SAM linebacker Rey Maualuga had a message for head coach Marvin Lewis last week.
"I told him I didn't want any surprises. I told him I didn't want to be shocked," Maualuga said Tuesday night. "I told him if he left, he'd have to take me with him. I can't put it into words how good it is to have him back. He's experienced, he's got a passion for the game, he's a hell of a coach. He keeps us rolling."
The Bengals that could be tracked down Tuesday night felt the Lewis re-signing is the first step in solidifying a shot at the playoffs after losing seven games by seven points or less. But left tackle Andrew Whitworth also challenged his teammates because there is only so much coaches can do.
"I think it's a great move and that Marvin is a great coach," Whitworth said. "And I'm not taking away the importance of the coach.

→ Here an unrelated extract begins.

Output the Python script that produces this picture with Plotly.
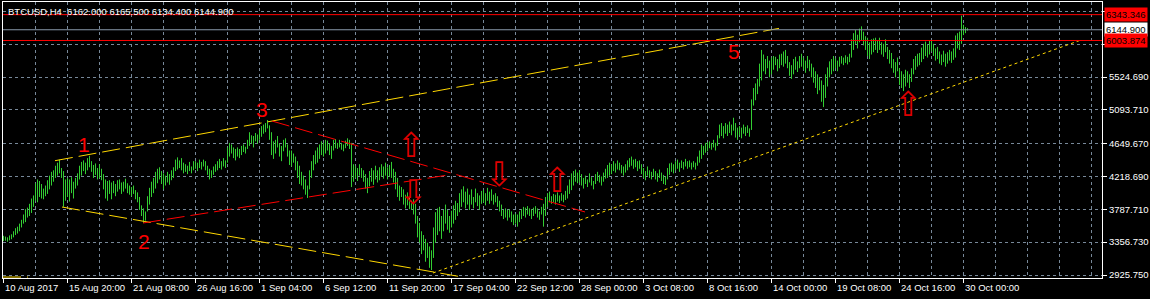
import plotly.graph_objects as go

# ---------------- data ----------------
bar_low = [
    3370, 3375, 3362, 3380, 3395, 3420, 3450, 3470, 3500, 3550, 3600, 3620, 3680, 3700, 3740, 3820,
    3900, 3880, 3950, 3930, 3920, 3960, 3990, 4050, 4100, 4150, 4200, 4230, 4260, 4200, 3820, 3900,
    3950, 3890, 4000, 3930, 4060, 4100, 4180, 4230, 4290, 4250, 4300, 4340, 4280, 4200, 4240, 4180,
    4200, 4170, 4050, 3930, 3900, 3990, 3920, 4000, 3960, 4020, 4050, 3990, 4020, 4060, 4000, 3980,
    3960, 3990, 3920, 3880, 3780, 3700, 3608, 3640, 3760, 3850, 3950, 4000, 4060, 4130, 4180, 4120,
    4050, 4100, 4140, 4110, 4170, 4200, 4290, 4310, 4330, 4300, 4260, 4280, 4250, 4290, 4260, 4300,
    4320, 4290, 4330, 4310, 4350, 4300, 4240, 4180, 4200, 4240, 4280, 4300, 4330, 4310, 4350, 4330,
    4400, 4480, 4520, 4460, 4430, 4480, 4460, 4500, 4540, 4520, 4580, 4620, 4650, 4600, 4680, 4650,
    4700, 4740, 4780, 4800, 4850, 4700, 4500, 4450, 4520, 4600, 4480, 4420, 4550, 4600, 4480, 4370,
    4350, 4400, 4300, 4200, 4120, 4100, 4050, 3980, 3937, 4050, 4200, 4300, 4380, 4400, 4450, 4500,
    4480, 4520, 4560, 4500, 4450, 4560, 4590, 4580, 4600, 4570, 4550, 4590, 4620, 4580, 4080, 4150,
    4200, 4160, 4230, 4200, 4150, 4060, 4000, 4090, 4150, 4110, 4180, 4140, 4170, 4220, 4190, 4230,
    4180, 4220, 4200, 4140, 4050, 3950, 3900, 3950, 3850, 3800, 3840, 3790, 3780, 3720, 3600, 3420,
    3350, 3200, 3250, 3100, 3150, 3020, 2991, 3150, 3350, 3450, 3500, 3400, 3500, 3600, 3520, 3480,
    3550, 3600, 3650, 3700, 3750, 3820, 3880, 3800, 3850, 3780, 3850, 3800, 3880, 3830, 3780, 3860,
    3880, 3840, 3900, 3860, 3900, 3850, 3880, 3820, 3760, 3700, 3660, 3680, 3640, 3680, 3620, 3580,
    3600, 3560, 3620, 3660, 3700, 3680, 3720, 3700, 3660, 3700, 3730, 3680, 3650, 3720, 3560, 3700,
    3820, 3880, 3860, 3880, 3850, 3890, 3870, 3900, 3880, 3910, 3930, 3990, 4040, 4100, 4150, 4130,
    4140, 4100, 4060, 4120, 4080, 4140, 4100, 4050, 4120, 4160, 4140, 4100, 4150, 4190, 4200, 4230,
    4250, 4290, 4270, 4310, 4300, 4260, 4230, 4270, 4300, 4340, 4360, 4320, 4340, 4290, 4320, 4250,
    4200, 4170, 4230, 4200, 4180, 4220, 4180, 4150, 4200, 4160, 4120, 4107, 4180, 4240, 4280, 4260,
    4300, 4320, 4280, 4330, 4310, 4350, 4320, 4340, 4310, 4340, 4310, 4360, 4400, 4450, 4500, 4530,
    4550, 4590, 4570, 4600, 4560, 4620, 4720, 4750, 4720, 4780, 4750, 4790, 4760, 4820, 4730, 4700,
    4760, 4720, 4780, 4750, 4790, 4740, 4830, 5150, 5220, 5300, 5400, 5480, 5600, 5560, 5640, 5520,
    5560, 5620, 5680, 5600, 5640, 5680, 5660, 5700, 5640, 5540, 5500, 5560, 5620, 5590, 5640, 5660,
    5620, 5580, 5640, 5600, 5520, 5450, 5380, 5300, 5350, 5200, 5130, 5250, 5400, 5520, 5560, 5600,
    5640, 5600, 5660, 5700, 5680, 5710, 5690, 5720, 5780, 5880, 5960, 5900, 5980, 6000, 5940, 5880,
    5800, 5760, 5820, 5850, 5880, 5840, 5880, 5820, 5790, 5850, 5760, 5700, 5640, 5580, 5520, 5600,
    5420, 5380, 5340, 5400, 5450, 5380, 5460, 5560, 5620, 5660, 5680, 5720, 5760, 5800, 5780, 5820,
    5860, 5800, 5740, 5760, 5700, 5680, 5720, 5660, 5700, 5740, 5710, 5750, 5780, 5900, 5880, 5960,
    6075, 6100, 6134.4,
]
bar_high = [
    3440, 3430, 3420, 3445, 3460, 3500, 3540, 3560, 3600, 3650, 3720, 3790, 3810, 3860, 3930, 3970,
    4130, 4180, 4160, 4120, 4060, 4100, 4170, 4230, 4280, 4300, 4360, 4400, 4440, 4330, 4290, 4180,
    4200, 4180, 4210, 4150, 4200, 4260, 4360, 4410, 4430, 4400, 4460, 4490, 4420, 4370, 4390, 4330,
    4380, 4320, 4250, 4180, 4160, 4170, 4140, 4160, 4120, 4170, 4180, 4140, 4150, 4190, 4130, 4100,
    4080, 4100, 4040, 4010, 3950, 3840, 3800, 3760, 3960, 4070, 4150, 4200, 4280, 4320, 4340, 4290,
    4260, 4230, 4280, 4250, 4300, 4340, 4440, 4470, 4430, 4460, 4400, 4380, 4360, 4410, 4350, 4420,
    4420, 4400, 4440, 4410, 4440, 4420, 4360, 4320, 4300, 4350, 4380, 4420, 4450, 4420, 4460, 4430,
    4600, 4660, 4640, 4600, 4580, 4600, 4580, 4620, 4640, 4610, 4700, 4800, 4760, 4750, 4790, 4770,
    4830, 4880, 4900, 4920, 4960, 4890, 4800, 4680, 4700, 4750, 4650, 4620, 4700, 4720, 4640, 4560,
    4560, 4520, 4480, 4420, 4360, 4280, 4230, 4180, 4100, 4300, 4420, 4500, 4560, 4600, 4640, 4680,
    4660, 4700, 4690, 4650, 4620, 4700, 4710, 4660, 4700, 4660, 4640, 4690, 4720, 4700, 4660, 4380,
    4360, 4330, 4380, 4330, 4300, 4250, 4200, 4290, 4330, 4300, 4360, 4300, 4340, 4380, 4350, 4400,
    4340, 4370, 4410, 4320, 4280, 4200, 4100, 4080, 4050, 3980, 4010, 3950, 3900, 3920, 3860, 3700,
    3610, 3500, 3450, 3400, 3350, 3300, 3250, 3550, 3750, 3800, 3820, 3700, 3780, 3850, 3780, 3700,
    3770, 3840, 3900, 3870, 4000, 4050, 4090, 4020, 4060, 3980, 4050, 3950, 4060, 4000, 3970, 4030,
    4040, 4000, 4070, 4020, 4050, 3980, 4000, 3960, 3900, 3850, 3780, 3800, 3780, 3790, 3760, 3720,
    3730, 3720, 3760, 3790, 3820, 3810, 3830, 3800, 3790, 3810, 3830, 3800, 3760, 3820, 3860, 3950,
    4000, 4020, 3960, 3990, 3980, 4010, 3970, 4000, 3980, 4030, 4100, 4180, 4260, 4290, 4310, 4270,
    4300, 4250, 4200, 4230, 4180, 4260, 4210, 4160, 4250, 4280, 4240, 4220, 4270, 4320, 4370, 4400,
    4380, 4420, 4390, 4430, 4400, 4370, 4350, 4380, 4430, 4460, 4480, 4440, 4450, 4420, 4430, 4380,
    4330, 4290, 4350, 4300, 4280, 4320, 4290, 4260, 4310, 4270, 4240, 4220, 4330, 4390, 4400, 4380,
    4420, 4440, 4400, 4430, 4410, 4450, 4420, 4430, 4400, 4420, 4400, 4480, 4560, 4640, 4620, 4660,
    4670, 4680, 4660, 4700, 4660, 4760, 4900, 4920, 4880, 4920, 4900, 4940, 4900, 4990, 4920, 4860,
    4880, 4860, 4900, 4870, 4890, 4850, 5230, 5380, 5440, 5500, 5700, 5880, 5820, 5760, 5800, 5740,
    5780, 5800, 5790, 5760, 5820, 5830, 5860, 5880, 5800, 5720, 5680, 5760, 5790, 5730, 5800, 5830,
    5780, 5740, 5800, 5750, 5700, 5650, 5600, 5560, 5520, 5480, 5420, 5560, 5650, 5730, 5760, 5800,
    5770, 5740, 5790, 5800, 5780, 5810, 5790, 5830, 6020, 6100, 6140, 6080, 6160, 6190, 6120, 6060,
    6040, 5980, 6020, 6030, 6040, 6010, 6040, 5980, 5960, 6020, 5920, 5880, 5840, 5760, 5720, 5780,
    5640, 5600, 5560, 5620, 5600, 5560, 5640, 5760, 5800, 5830, 5840, 5910, 5960, 5990, 5950, 6000,
    6010, 5960, 5900, 5920, 5860, 5820, 5870, 5830, 5850, 5880, 5860, 5900, 6070, 6100, 6120, 6330,
    6210, 6180, 6165.5,
]

x_tick_labels = ["10 Aug 2017", "15 Aug 20:00", "21 Aug 08:00", "26 Aug 16:00", "1 Sep 04:00",
                 "6 Sep 12:00", "11 Sep 20:00", "17 Sep 04:00", "22 Sep 12:00", "28 Sep 00:00",
                 "3 Oct 08:00", "8 Oct 16:00", "14 Oct 00:00", "19 Oct 08:00", "24 Oct 16:00",
                 "30 Oct 00:00"]
x_tick_bars = [0, 32, 64, 96, 128, 160, 192, 224, 256, 288, 320, 352, 384, 416, 448, 480]
x_minor_bars = [16, 48, 80, 112, 144, 176, 208, 240, 272, 304, 336, 368, 400, 432, 464,
                496, 512, 528, 544]

# price grid levels; the two top labels are hidden under the price boxes in the reference
y_grid_values = [2925.75, 3356.73, 3787.71, 4218.69, 4649.67, 5093.71, 5524.69, 5955.67, 6386.65]
y_tick_labels = ["2925.750", "3356.730", "3787.710", "4218.690", "4649.670",
                 "5093.710", "5524.690", "", ""]

title_text = "BTCUSD,H4\u00a0 6162.000 6165.500 6134.400 6144.900"

level_prices = [6343.346, 6144.900, 6003.874]
level_labels = ["6343.346", "6144.900", "6003.874"]

# trend lines: (bar index, price) anchors
upper_channel_x = [25.75, 387.75]
upper_channel_p = [4426, 6163]
lower_channel_x = [29.25, 229.25]
lower_channel_p = [3818, 2900]
wedge_top_x = [134.25, 290.75]
wedge_top_p = [4947, 3753]
wedge_bottom_x = [69.75, 222.25]
wedge_bottom_p = [3608, 4238]
support_x = [214.75, 538.75]
support_p = [2952, 6010]
edge_x = [-0.25, 12.25]
edge_p = [2899, 2899]

wave_text = ["1", "2", "3", "5"]
wave_x = [40.25, 70.25, 129.25, 365.25]
wave_p = [4645, 3372, 5092, 5866]

arrow_text = ["\u21e7", "\u21e9", "\u21e9", "\u21e7", "\u21e7"]
arrow_x = [203.75, 204.75, 247.75, 276.75, 452.25]
arrow_p = [4580, 3963, 4212, 4133, 5118]

# ---------------- style ----------------
BG = "#000000"
BAR = "#32cd32"
GRID = "#778899"
GOLD = "#ffd700"
RED = "#ff0000"
FONT = "Liberation Sans"
FS = 9.5

fig = go.Figure()

n = min(len(bar_low), len(bar_high))
xs, ys = [], []
for i in range(n):
    xs += [i, i, None]
    ys += [bar_low[i], bar_high[i], None]
fig.add_trace(go.Scatter(x=xs, y=ys, mode="lines", line=dict(color=BAR, width=1),
                         hoverinfo="skip"))

def add_line(x, p, color, dash):
    fig.add_trace(go.Scatter(x=x, y=p, mode="lines",
                             line=dict(color=color, width=1, dash=dash), hoverinfo="skip"))

add_line(upper_channel_x, upper_channel_p, GOLD, "18px,6px")
add_line(lower_channel_x, lower_channel_p, GOLD, "18px,6px")
add_line(edge_x, edge_p, GOLD, "18px,6px")
add_line(wedge_top_x, wedge_top_p, RED, "18px,6px")
add_line(wedge_bottom_x, wedge_bottom_p, RED, "18px,6px")
add_line(support_x, support_p, GOLD, "3px,3px")

fig.add_trace(go.Scatter(x=arrow_x, y=arrow_p, mode="text", text=arrow_text,
                         textfont=dict(family="DejaVu Sans", size=34, color="#dd0000"),
                         textposition="middle center", hoverinfo="skip"))

level_colors = [RED, "#8899aa", RED]
level_bg = [RED, "#ffffff", RED]
for p, c in zip(level_prices, level_colors):
    fig.add_shape(type="line", xref="paper", x0=0, x1=1, yref="y", y0=p, y1=p,
                  line=dict(color=c, width=1))

ann = []
ann.append(dict(xref="paper", yref="paper", x=0, y=1, xanchor="left", yanchor="top",
                xshift=4, yshift=-3, text=title_text, showarrow=False, borderpad=0,
                font=dict(family=FONT, size=FS, color="#ffffff")))
for b, t in zip(x_tick_bars, x_tick_labels):
    ann.append(dict(xref="x", yref="paper", x=b, y=0, xanchor="left", yanchor="middle",
                    yshift=-9.5, text=t, showarrow=False, borderpad=0,
                    font=dict(family=FONT, size=FS, color="#ffffff")))
for p, t, bg in zip(level_prices, level_labels, level_bg):
    ann.append(dict(xref="paper", yref="y", x=1, y=p, xanchor="left", yanchor="middle",
                    xshift=2, text=t, showarrow=False, borderpad=1, bgcolor=bg,
                    font=dict(family=FONT, size=FS, color="#000000")))
for t, x, p in zip(wave_text, wave_x, wave_p):
    ann.append(dict(xref="x", yref="y", x=x, y=p, xanchor="center", yanchor="middle",
                    text=t, showarrow=False, borderpad=0,
                    font=dict(family=FONT, size=21, color=RED)))

fig.update_layout(
    width=1150, height=299,
    margin=dict(l=3, r=48, t=2, b=21, pad=0),
    paper_bgcolor=BG, plot_bgcolor=BG,
    showlegend=False,
    annotations=ann,
    font=dict(family=FONT, size=FS, color="#ffffff"),
)
fig.update_xaxes(
    range=[-0.25, 549.25], tickvals=x_tick_bars, ticktext=[""] * len(x_tick_bars),
    showticklabels=False, ticks="outside", ticklen=4, tickcolor="#ffffff", tickwidth=1,
    showgrid=True, gridcolor=GRID, griddash="3px,3px", gridwidth=1,
    minor=dict(tickvals=x_minor_bars, showgrid=True, gridcolor=GRID, griddash="3px,3px",
               gridwidth=1, ticks=""),
    showline=True, linecolor="#ffffff", linewidth=1, mirror=True, zeroline=False,
)
fig.update_yaxes(
    side="right", range=[2886.37, 6509.15],
    tickvals=y_grid_values, ticktext=y_tick_labels,
    ticks="outside", ticklen=4, tickcolor="#ffffff", tickwidth=1,
    tickfont=dict(family=FONT, size=FS, color="#ffffff"),
    showgrid=True, gridcolor=GRID, griddash="3px,3px", gridwidth=1,
    showline=True, linecolor="#ffffff", linewidth=1, mirror=True, zeroline=False,
)

fig.write_html("out.html")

But there has to be a point when there are guys acting like they have their own set of rules and want to go their own way, the other players have to show leadership and accountability by setting them straight and telling them they're no different than the rookie free agent or the 53rd player. In the NFL, only the players can do that. Players have to do that in the locker room."
There are concerns in the locker room about some examples of double standards, but a lot of that looks like it is going to be moot with wide receivers Terrell Owens and Chad Ochocinco not expected to return. Lewis indicated Tuesday that discipline was discussed with Bengals president Mike Brown and management this week. While he knows he has the freedom to fine and bench players, Lewis has used it more effectively in the last three years and said he thinks the concerns about the effects have been reduced.
"Mike's always been in those things," Lewis said. "He just wants me to look at both sides of it."
Asked if he thinks the players know he has the clout to wield discipline, Lewis said, "There's no doubt about that."
And there's no doubt that they are still listening to him. The big fear about a coach staying on so long is the players start to tune him out. But Lewis' reputation as a motivator grew during the 4-12 season as the Bengals' effort belied a team on a 10-game losing streak.
The numbers in the weight room went up instead of down. Veterans like Cedric Benson and Bobbie Williams had their best lifting days of the seasons the last week of the season. Even though the unseasonably cold weather made it miserable to practice and play, and the defensive injuries piled up, most observers raved about hard the players went during the week and how they never checked out of any games when it was clear they were out of the playoffs.
Informed of the move Tuesday night, cornerback Johnathan Joseph said it was the best news he's had all day.
"I know players will say that we already got our No. 1 acquisition this offseason," Joseph said. "Going forward, that's great news. If you look at how hard we played down the stretch, it obviously showed that guys still want to play for him. He's got a good way about him. He coaches you, but he'll also joke around with you a little bit in the locker room."
Whitworth, the Bengals rep to the NFL Players Association, applauded the stability of the move in the maw of the uncertainty of the labor situation with a collective bargaining agreement that expires March 4.
"Marvin brings a lot to the table," Whitworth said. "He knows a lot about the game. He loves to coach. He loves to be around it and the players. He's good at what he does. Obviously, the guy knows so much about defense, it's great to listen to him talk about it. He works us and I think it shows we want to play for him."
Quarterback Carson Palmer sent word through the Bengals public relations department that he would decline to talk to the media Tuesday.